In a chapter aptly subtitled “letting go of the future,” Cait offers the following guiding question: “Who are you buying this for: the person you are, or the person you want to be?”
This question really gave me pause. I felt—and still feel—conflicted about it. On the one hand, I recognize the importance of honoring the person you are and not trying to buy things to fill a void or to present an inauthentic version of yourself just to be accepted. On the other hand, I also see the importance of being the best version of yourself, which entails, to some degree, creating a life for the person you want to be—not necessarily the person you are at the moment.
I understand Cait’s dilemma: she, like all of us I’m sure have done at some point or another, bought clothes, books, and project materials that she never used simply because she wanted the be the sort of person who wore, read, and did those types of things; so those purchases ultimately were a waste of money and became clutter (both emotional and physical).

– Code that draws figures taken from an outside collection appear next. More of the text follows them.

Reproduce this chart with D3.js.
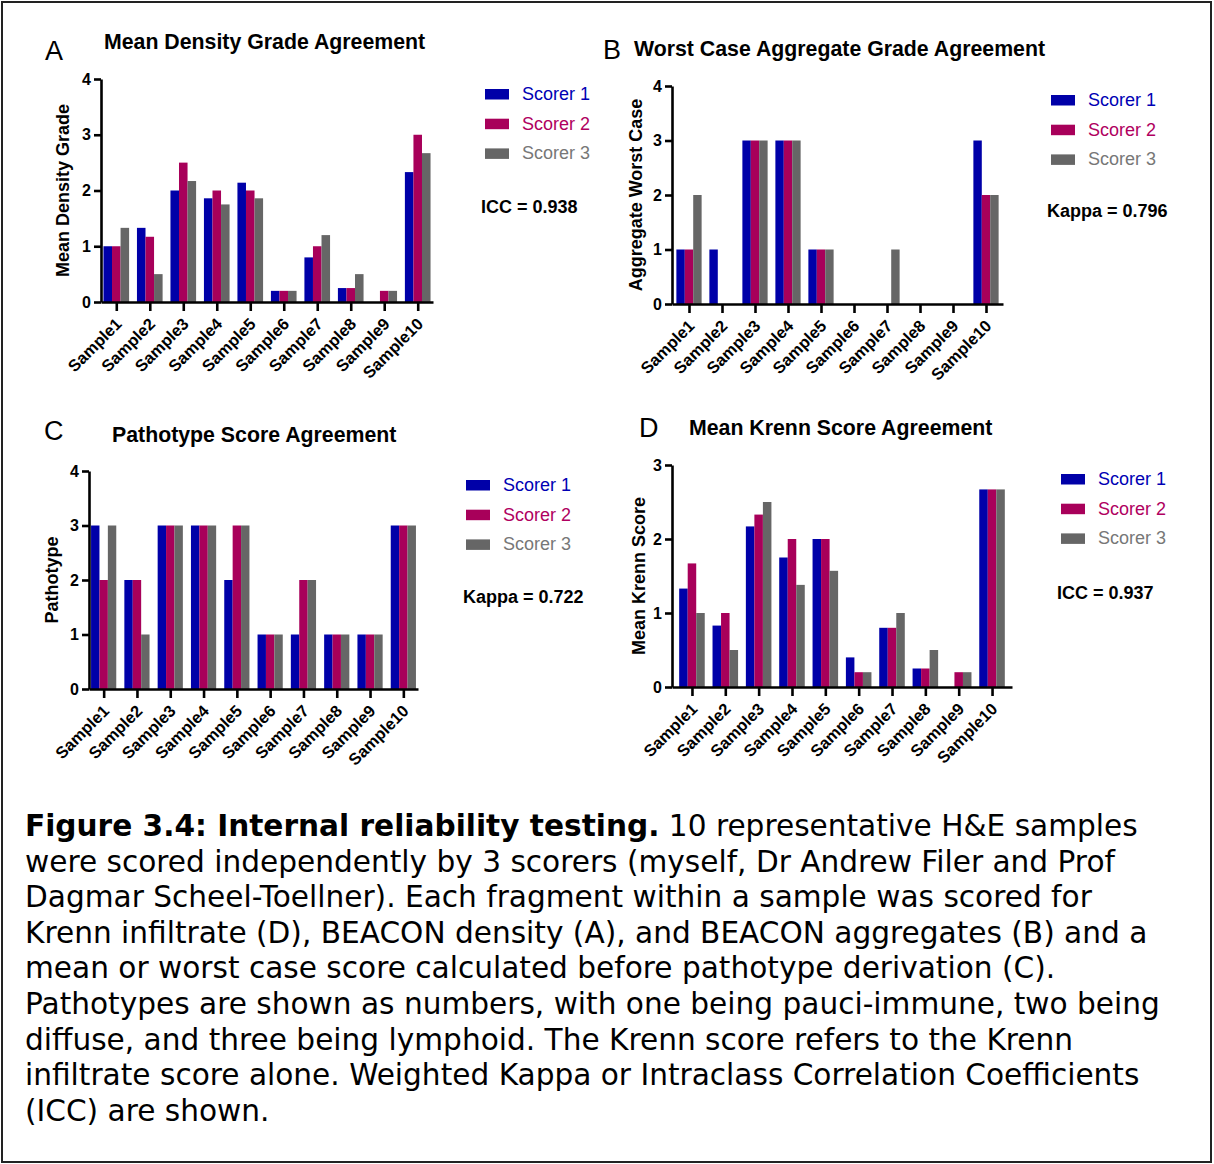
<!DOCTYPE html>
<html>
<head>
<meta charset="utf-8">
<script src="https://cdn.jsdelivr.net/npm/d3@7"></script>
<style>
  body { margin: 0; background: #fff; }
  svg { display: block; }
</style>
</head>
<body>
<svg id="fig" width="1214" height="1164"></svg>
<script>
// ---- data ----
const samples = ["Sample1", "Sample2", "Sample3", "Sample4", "Sample5",
                 "Sample6", "Sample7", "Sample8", "Sample9", "Sample10"];
const scorers = ["Scorer 1", "Scorer 2", "Scorer 3"];

// A: mean density grade, one row per scorer
const densityGrade = [
  [1.00, 1.33, 2.00, 1.86, 2.14, 0.20, 0.80, 0.25, 0.00, 2.33],
  [1.00, 1.17, 2.50, 2.00, 2.00, 0.20, 1.00, 0.25, 0.20, 3.00],
  [1.33, 0.50, 2.17, 1.75, 1.86, 0.20, 1.20, 0.50, 0.20, 2.67]
];
// B: worst case aggregate grade
const aggregateWorst = [
  [1, 1, 3, 3, 1, 0, 0, 0, 0, 3],
  [1, 0, 3, 3, 1, 0, 0, 0, 0, 2],
  [2, 0, 3, 3, 1, 0, 1, 0, 0, 2]
];
// C: pathotype
const pathotype = [
  [3, 2, 3, 3, 2, 1, 1, 1, 1, 3],
  [2, 2, 3, 3, 3, 1, 2, 1, 1, 3],
  [3, 1, 3, 3, 3, 1, 2, 1, 1, 3]
];
// D: mean Krenn score
const krennScore = [
  [1.33, 0.83, 2.17, 1.75, 2.00, 0.40, 0.80, 0.25, 0.00, 2.67],
  [1.67, 1.00, 2.33, 2.00, 2.00, 0.20, 0.80, 0.25, 0.20, 2.67],
  [1.00, 0.50, 2.50, 1.38, 1.57, 0.20, 1.00, 0.50, 0.20, 2.67]
];

const ticks4 = [0, 1, 2, 3, 4];
const ticks3 = [0, 1, 2, 3];

const statLabels = ["ICC = 0.938", "Kappa = 0.796", "Kappa = 0.722", "ICC = 0.937"];
const panelLetters = ["A", "B", "C", "D"];
const panelTitles = ["Mean Density Grade Agreement", "Worst Case Aggregate Grade Agreement",
                     "Pathotype Score Agreement", "Mean Krenn Score Agreement"];
const yTitles = ["Mean Density Grade", "Aggregate Worst Case", "Pathotype", "Mean Krenn Score"];

const captionLines = [
  [["b", "Figure 3.4: Internal reliability testing."], ["n", " 10 representative H&E samples"]],
  [["n", "were scored independently by 3 scorers (myself, Dr Andrew Filer and Prof"]],
  [["n", "Dagmar Scheel-Toellner). Each fragment within a sample was scored for"]],
  [["n", "Krenn infiltrate (D), BEACON density (A), and BEACON aggregates (B) and a"]],
  [["n", "mean or worst case score calculated before pathotype derivation (C)."]],
  [["n", "Pathotypes are shown as numbers, with one being pauci-immune, two being"]],
  [["n", "diffuse, and three being lymphoid. The Krenn score refers to the Krenn"]],
  [["n", "infiltrate score alone. Weighted Kappa or Intraclass Correlation Coefficients"]],
  [["n", "(ICC) are shown."]]
];

// ---- styling ----
const barColors = ["#0000a8", "#a8005a", "#666666"];
const legendTextColors = ["#0000b4", "#b00060", "#777777"];
const chartFont = "'Liberation Sans', Arial, Helvetica, sans-serif";
const captionFont = "'DejaVu Sans', Verdana, sans-serif";

// ---- layout of each panel (axis frame, title, legend positions) ----
const panels = [
  { values: densityGrade, ticks: ticks4, x0: 101, x1: 433, xFirst: 116.3, xLast: 418, yTop: 79, yZero: 302,
    letter: [45, 60], title: [104, 49], yTitleX: 68.5, legend: [485, 89], stat: [481, 213] },
  { values: aggregateWorst, ticks: ticks4, x0: 672, x1: 1003, xFirst: 689, xLast: 986, yTop: 86, yZero: 304,
    letter: [603, 59], title: [634, 56], yTitleX: 641.5, legend: [1051, 95], stat: [1047, 217] },
  { values: pathotype, ticks: ticks4, x0: 89, x1: 418, xFirst: 103.5, xLast: 400, yTop: 471, yZero: 689,
    letter: [44, 440], title: [112, 442], yTitleX: 57.5, legend: [466, 480], stat: [463, 603] },
  { values: krennScore, ticks: ticks3, x0: 672, x1: 1012, xFirst: 692, xLast: 992.7, yTop: 465, yZero: 687,
    letter: [639, 437], title: [689, 435], yTitleX: 644.5, legend: [1061, 474], stat: [1057, 599] }
];

const svg = d3.select("#fig");
svg.append("rect").attr("width", 1214).attr("height", 1164).attr("fill", "#fff");
svg.append("rect")
  .attr("x", 2).attr("y", 2).attr("width", 1209).attr("height", 1160)
  .attr("fill", "none").attr("stroke", "#222").attr("stroke-width", 2);

panels.forEach((p, i) => {
  const g = svg.append("g").attr("font-family", chartFont);

  const step = (p.xLast - p.xFirst) / (samples.length - 1);
  const x = d3.scalePoint()
    .domain(samples)
    .range([p.x0, p.x1])
    .padding((p.xFirst - p.x0) / step);
  const barW = step * 0.255;
  const xs = d3.scaleBand().domain(scorers).range([-1.5 * barW, 1.5 * barW]);
  const yMax = p.ticks[p.ticks.length - 1];
  const y = d3.scaleLinear().domain([0, yMax]).range([p.yZero, p.yTop]);

  // bars
  scorers.forEach((s, si) => {
    g.append("g").selectAll("rect")
      .data(p.values[si].map((v, k) => ({ sample: samples[k], v })))
      .join("rect")
      .attr("x", d => x(d.sample) + xs(s))
      .attr("width", xs.bandwidth())
      .attr("y", d => y(d.v))
      .attr("height", d => y(0) - y(d.v))
      .attr("fill", barColors[si]);
  });

  // y axis
  const ya = g.append("g")
    .attr("transform", `translate(${p.x0},0)`)
    .call(d3.axisLeft(y).tickValues(p.ticks).tickFormat(d3.format("d")).tickSize(7).tickSizeOuter(0).tickPadding(3));
  // x axis
  const xa = g.append("g")
    .attr("transform", `translate(0,${p.yZero})`)
    .call(d3.axisBottom(x).tickSize(9).tickSizeOuter(0));

  [ya, xa].forEach(a => {
    a.select(".domain").attr("stroke", "#000").attr("stroke-width", 2.6);
    a.selectAll(".tick line").attr("stroke", "#000").attr("stroke-width", 2.6);
    a.selectAll("text").attr("fill", "#000").attr("font-weight", "bold").attr("font-family", chartFont);
  });
  ya.selectAll("text").attr("font-size", 16);
  xa.selectAll("text")
    .attr("font-size", 16.5)
    .attr("text-anchor", "end")
    .attr("x", 0).attr("y", 0).attr("dy", 0)
    .attr("transform", "translate(6,23) rotate(-45)");

  // y axis title
  g.append("text")
    .attr("transform", `translate(${p.yTitleX},${(p.yTop + p.yZero) / 2}) rotate(-90)`)
    .attr("text-anchor", "middle")
    .attr("font-size", 18).attr("font-weight", "bold")
    .text(yTitles[i]);

  // panel letter and title
  g.append("text").attr("x", p.letter[0]).attr("y", p.letter[1])
    .attr("font-size", 27).text(panelLetters[i]);
  g.append("text").attr("x", p.title[0]).attr("y", p.title[1])
    .attr("font-size", 21.3).attr("font-weight", "bold").text(panelTitles[i]);

  // legend
  const lg = g.append("g").attr("transform", `translate(${p.legend[0]},${p.legend[1]})`);
  scorers.forEach((s, si) => {
    lg.append("rect").attr("x", 0).attr("y", si * 29.7).attr("width", 24).attr("height", 10.5)
      .attr("fill", barColors[si]);
    lg.append("text").attr("x", 37).attr("y", si * 29.7 + 11)
      .attr("font-size", 18).attr("fill", legendTextColors[si]).text(s);
  });

  // agreement statistic
  g.append("text").attr("x", p.stat[0]).attr("y", p.stat[1])
    .attr("font-size", 18).attr("font-weight", "bold").text(statLabels[i]);
});

// ---- caption ----
const cap = svg.append("text")
  .attr("font-family", captionFont).attr("font-size", 29.6).attr("fill", "#000");
captionLines.forEach((line, li) => {
  line.forEach(([w, t], pi) => {
    const ts = cap.append("tspan").attr("font-weight", w === "b" ? "bold" : "normal").text(t);
    if (pi === 0) ts.attr("x", 25).attr("y", 836 + li * 35.6);
  });
});
</script>
</body>
</html>
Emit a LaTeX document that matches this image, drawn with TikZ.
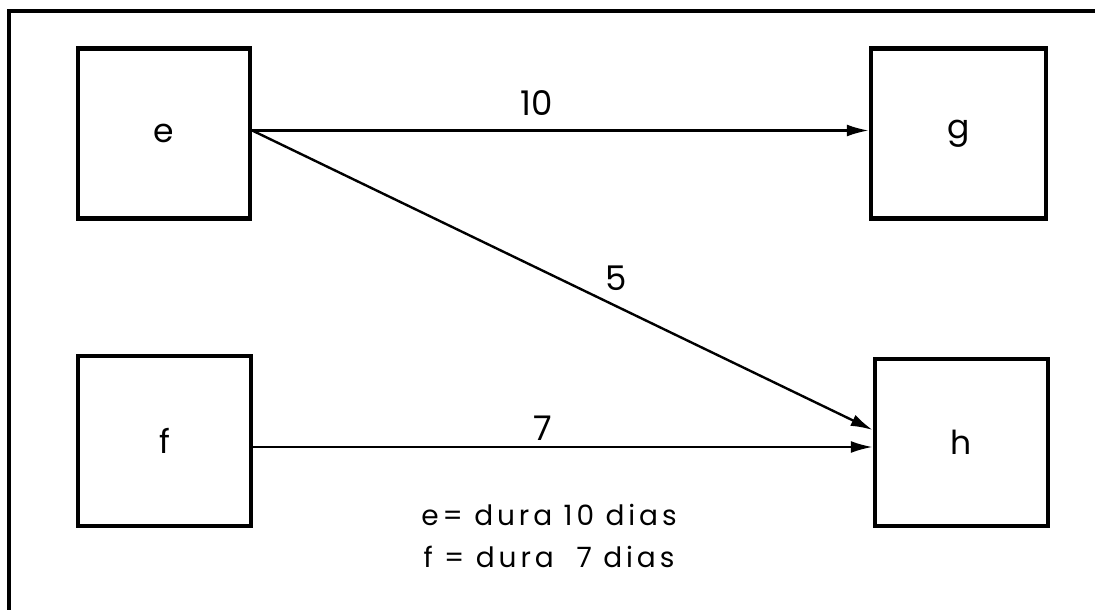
\documentclass[tikz,border=0pt]{standalone}
\usepackage{fontspec}
\setmainfont{Poppins}
\usetikzlibrary{arrows.meta,calc}
\tikzset{
  box/.style={draw, line width=4.5pt, minimum width=172pt, minimum height=170pt, inner sep=0pt, font=\fontsize{33}{36}\selectfont},
  conn/.style={line width=2.4pt, -{Latex[length=22pt,width=12pt]}},
  lbl/.style={font=\fontsize{34}{38}\selectfont, inner sep=0pt},
  legendtext/.style={align=center, inner sep=0pt, font=\fontsize{28}{42}\selectfont\addfontfeature{LetterSpace=14}},
  frame/.style={line width=4pt, line join=miter}
}
\begin{document}
\begin{tikzpicture}[x=1pt,y=-1pt]
\useasboundingbox (0,0) rectangle (1095,610);
\draw[frame] (9,610) -- (9,11) -- (1095,11);
\node[box] (e) at (164,133.5) {e};
\node[box, minimum width=175pt] (g) at (958.5,133.5) {g};
\node[box, minimum width=173pt] (f) at (164.5,441) {f};
\node[box, minimum width=173pt, minimum height=167pt] (h) at (961.5,442.5) {h};
\draw[conn] ($(e.east)+(0,-3)$) -- node[lbl, pos=0.462, yshift=27pt] (l10) {10} ($(g.west)+(0,-3)$);
\draw[conn] ($(e.east)+(0,-3)$) -- node[lbl, pos=0.587, yshift=28pt] (l5) {5} ($(h.west)+(0,-12.5)$);
\draw[conn] ($(f.east)+(0,6)$) -- node[lbl, pos=0.468, yshift=19pt] (l7) {7} ($(h.west)+(0,4.5)$);
\node[legendtext] (legend) at (549,536) {e= dura 10 dias\\ f = dura\ \ 7 dias};
\end{tikzpicture}
\end{document}
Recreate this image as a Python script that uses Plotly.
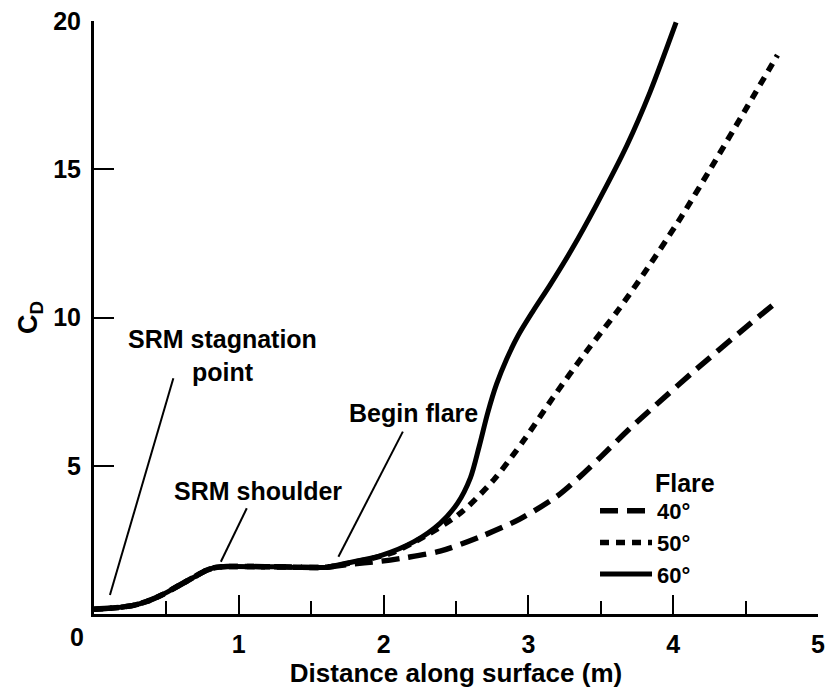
import plotly.graph_objects as go

# ---- data ----
x40 = [0.0, 0.15, 0.28, 0.38, 0.48, 0.59, 0.70, 0.77, 0.83, 0.92, 1.25, 1.61,
       1.75, 1.98, 2.15, 2.39, 2.67, 2.94, 3.20, 3.36, 3.50, 3.70, 3.88, 4.17, 4.46, 4.72]
y40 = [0.16, 0.21, 0.30, 0.45, 0.67, 0.97, 1.27, 1.46, 1.56, 1.60, 1.59, 1.58,
       1.67, 1.78, 1.90, 2.12, 2.61, 3.20, 3.98, 4.65, 5.30, 6.25, 7.05, 8.30, 9.50, 10.55]

x50 = [0.0, 0.15, 0.28, 0.38, 0.48, 0.59, 0.70, 0.77, 0.83, 0.92, 1.25, 1.61,
       1.75, 2.05, 2.28, 2.53, 2.76, 2.97, 3.17, 3.40, 3.62, 3.80, 4.05, 4.28, 4.51, 4.72]
y50 = [0.16, 0.21, 0.30, 0.45, 0.67, 0.97, 1.27, 1.46, 1.56, 1.60, 1.59, 1.58,
       1.70, 2.05, 2.61, 3.40, 4.52, 5.87, 7.30, 8.85, 10.25, 11.50, 13.35, 15.20, 17.10, 18.85]

x60 = [0.0, 0.15, 0.28, 0.38, 0.48, 0.59, 0.70, 0.77, 0.83, 0.92, 1.25, 1.61,
       1.75, 1.98, 2.21, 2.39, 2.51, 2.60, 2.66, 2.72, 2.78, 2.85, 2.93, 3.03, 3.15, 3.30,
       3.47, 3.68, 3.84, 4.02]
y60 = [0.16, 0.21, 0.30, 0.45, 0.67, 0.97, 1.27, 1.46, 1.56, 1.60, 1.59, 1.58,
       1.72, 1.97, 2.44, 3.06, 3.73, 4.60, 5.65, 6.80, 7.75, 8.60, 9.40, 10.20, 11.10, 12.30,
       13.80, 15.80, 17.60, 19.95]

series_names = ["40°", "50°", "60°"]
x_ticks = [1, 2, 3, 4, 5]
y_ticks = [5, 10, 15, 20]

# annotation texts with anchor (data coords) and leader lines (data coords)
notes = [
    ("SRM stagnation<br>point", 0.888, 8.73),
    ("SRM shoulder", 1.13, 4.15),
    ("Begin flare", 2.207, 6.78),
]
leaders = [
    (0.548, 7.95, 0.11, 0.64),
    (1.055, 3.565, 0.876, 1.764),
    (2.133, 6.15, 1.688, 1.93),
]

FONT = "Liberation Sans, Arial, Helvetica, sans-serif"

fig = go.Figure()
styles = [("18px,9px", 5.5), ("9px,7px", 5.5), ("solid", 5)]
for name, xs, ys, (dash, w) in zip(series_names, [x40, x50, x60], [y40, y50, y60], styles):
    fig.add_trace(go.Scatter(
        x=xs, y=ys, mode="lines", name=name,
        line=dict(color="black", width=w, dash=dash, shape="spline", smoothing=0.8),
    ))

for text, ax, ay in notes:
    fig.add_annotation(x=ax, y=ay, xref="x", yref="y", text=text, showarrow=False,
                       font=dict(family=FONT, size=25, color="black", weight="bold"),
                       xanchor="center", yanchor="middle", align="center")
for x0, y0, x1, y1 in leaders:
    fig.add_shape(type="line", xref="x", yref="y", x0=x0, y0=y0, x1=x1, y1=y1,
                  line=dict(color="black", width=2))

# legend header
fig.add_annotation(x=3.86, y=4.42, xref="x", yref="y", text="Flare", showarrow=False,
                   font=dict(family=FONT, size=25, color="black", weight="bold"),
                   xanchor="left", yanchor="middle")
# shared origin label
fig.add_annotation(x=0, y=0, xref="x", yref="y", text="0", showarrow=False,
                   font=dict(family=FONT, size=25, color="black", weight="bold"),
                   xanchor="center", yanchor="middle", xshift=-17, yshift=-23)

fig.update_layout(
    width=830, height=689,
    margin=dict(l=94, r=12, t=21, b=75),
    paper_bgcolor="white", plot_bgcolor="white",
    font=dict(family=FONT, size=25, color="black", weight="bold"),
    showlegend=True,
    legend=dict(x=0.692, y=0.209, xanchor="left", yanchor="top",
                bgcolor="rgba(0,0,0,0)", itemwidth=52, tracegroupgap=0,
                font=dict(family=FONT, size=22, color="black", weight="bold")),
    xaxis=dict(range=[0, 5], tickvals=x_ticks, ticks="inside", ticklen=19, tickwidth=2,
               tickcolor="black", showline=True, linecolor="black", linewidth=3,
               showgrid=False, zeroline=False, ticklabelstandoff=6, automargin=False,
               tickfont=dict(family=FONT, size=25, weight="bold"),
               minor=dict(dtick=0.5, ticks="inside", ticklen=13, tickwidth=2, tickcolor="black",
                          showgrid=False),
               title=dict(text="Distance along surface (m)", standoff=7,
                          font=dict(family=FONT, size=26, weight="bold"))),
    yaxis=dict(range=[0, 20], tickvals=y_ticks, ticks="inside", ticklen=20, tickwidth=2,
               tickcolor="black", showline=True, linecolor="black", linewidth=3,
               showgrid=False, zeroline=False, ticklabelstandoff=5, automargin=False,
               tickfont=dict(family=FONT, size=25, weight="bold"),
               title=dict(text="C<sub>D</sub>", standoff=8,
                          font=dict(family=FONT, size=27, weight="bold"))),
)

fig.write_html("out.html")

And there is a real trap, especially in the modern influencer-led world of social media, in marketing strategies that make you feel bad about your life so that you will make purchases in the hopes of achieving an ever-elusive ideal (read: more photogenic) life.
Perhaps mindful purchasing has more to do, then, with not buying items to be more like another person, opting instead to direct funds only to those things that are really for you, whether the you you are now or the you you want to be (as long as that you isn’t someone else). Obviously, disentangling the best or ideal version of yourself from the “best” version of someone else as presented in ads, social media, or even friendships is incredibly difficult, because marketing messages and ideologies of consumerism operate at such complex psychological levels that it’s often hard to discern the true roots of “wants.” But if that mental and emotional work can be done even in part, it seems like that would go a long way in determining whether a particular purchase will add value to one’s life. After closing the book, I decided to institute a waiting period before making any discretionary purchases—to spend three days mulling over why I wanted the item, what it will be used for (and how much use it will get), and whether it would add enough value to my life to justify the cost. It’s not the 30 days that Cait recommends, but I think it’s enough of a safeguard to prevent impulse—or what she terms “blackout”—buys.
Even if I can’t full decontextualize “ideal me” from the web of marketing ploys, it is possible for me to shift from being a “binge consumer” to being a more mindful consumer. To this end, I found Cait’s near-to-closing remarks encouraging: “Remember that all you’re committing to is slowing down and asking yourself what you really want, rather than acting on impulse. That’s it. That’s what being a ‘mindful’ consumer is all about.”
How do you determine the “value” of purchases? What decluttering/minimalism strategies have worked for you? Where do you stand on the issue of making purchases for your current self vs. your ideal self?